Whoa! Apple really has created quite the image for themselves. I don't know whether to be impressed or afraid.
I guess that
Oxford study was really right, religion is part of human nature--and if we're too secular to get our fix in the supernatural, we get it through products.
I think the truth that this research really speaks to is that we all choose a worldview-- a set of values, a philosophical outlook that provides meaning for our lives (even if some choose nihilism).
This worldview, be it secular liberalism, Mormonism, Buddhism, Catholicism, Communism, utilitarianism, etc (or even an unconscious or individually chosen mixture), is still an all-informing worldview that serves as the lens through which we view the world.
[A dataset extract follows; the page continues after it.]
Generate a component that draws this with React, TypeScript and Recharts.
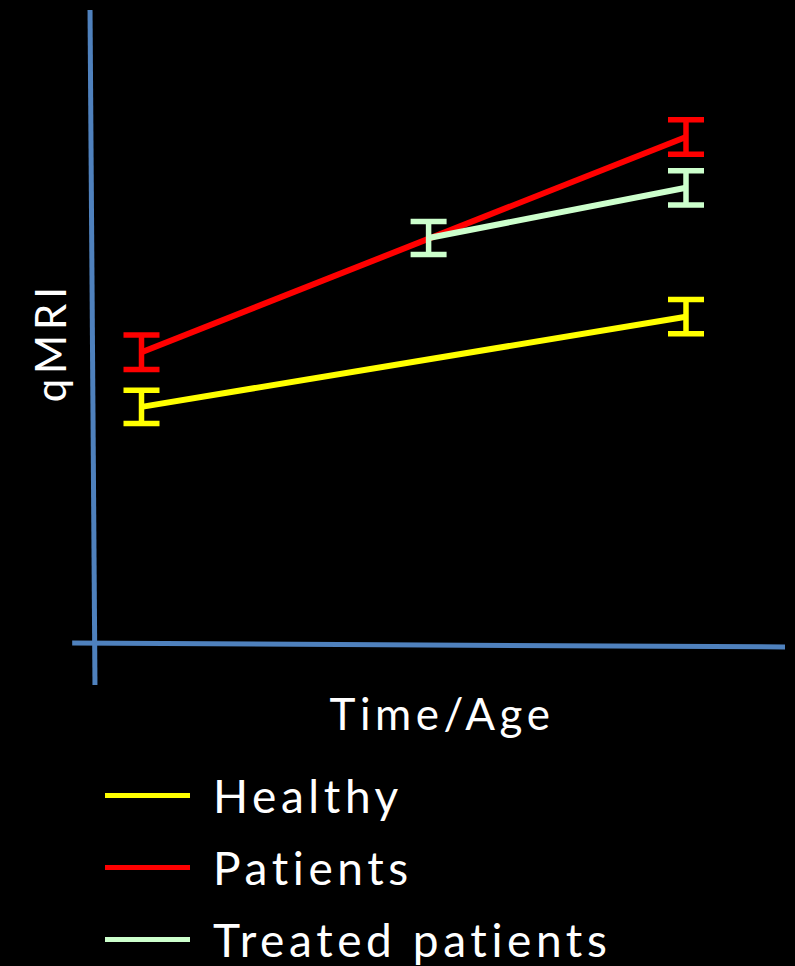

Many of these world views are religious and recognize a supernatural or spiritual realm. Many of them are not religious and do not recognize a spiritual realm. Regardless, they are still all-encompassing worldviews that change our outlook and perception of the world. They still find ways to answer the important questions that we as humans have.
The decrease in spiritual responsiveness in contemporary culture (such as the on-trend atheism) has not actually created a less dogmatic worldview because the truth is that we all have our own worldview and thus our own dogma. The Apple research illustrates this--we haven't "evolved" from religion; the religious part of ourselves is very much alive and well, and its sensitive enough to react to an iPad.
What this really shows is that religion (or worldview) in our culture has taken a dramatic shift. We are looking to the world for meaning, to products, to ourselves.
Many atheists might count that a victory, but the real truth is that we are still seeking meaning and answers in the same way as we were before.
My take is that our self-styled consumerist worldviews that look only to the earth and to pleasure are actually quite harmful to the human person. The fact that everyone has chosen worldview does not mean that all answers and worldviews are equal (or that everything's relative). The thing is that some are more accurate than others, some better respond to human desires and needs. Some worldviews better seek what is good for humanity and for truth.
In my opinion, it is deadly for the human mind to continue to embrace any and all worldviews while at the same time refusing to examine them for goodness and reality. It means that we assume all-encompassing worldviews (or religions) without a thought for what is more true or better because so often we have given up on the true and the good in search of pleasure.
But is pleasure really the highest good? And if not, how do we know what is the highest good? Is it really something so arbitrary and meaningless that it is completely up to individual determination? And if true good has no criteria except individual choice, how on earth is an individual supposed to decide what's good with no values or factors on which to base her decision?
In short, just saying "my decision makes it true" is meaningless because we use reasons to arrive at a decision, and if we have reasons for evaluating worldviews, where do those reasons come from and what are they?
What I'm driving at is that there are real criteria that we use to judge the true and the good, and that these come from outside ourselves, from reality itself--they are the law written into the nature of the world and of the human person.
And what a sad day it is when our understanding of these criteria becomes so distorted that an iPhone provides as much meaning in our lives as democracy, Buddha or Christ.
Comments (1)
Scary, yet are aesthetic sensations the same as religious sensations? Are religious experiences reducible to aesthetic experiences, even if they closely resemble each other on a biological level?
I'm thinking of C.S. Lewis' essay Transposition in Weight of Glory. Because a picture of a road receding into the distance shares a shape with a two-dimensional triangle, doesn't mean the road is reducible to a triangle. Because three dimensions (esp. depth) exist.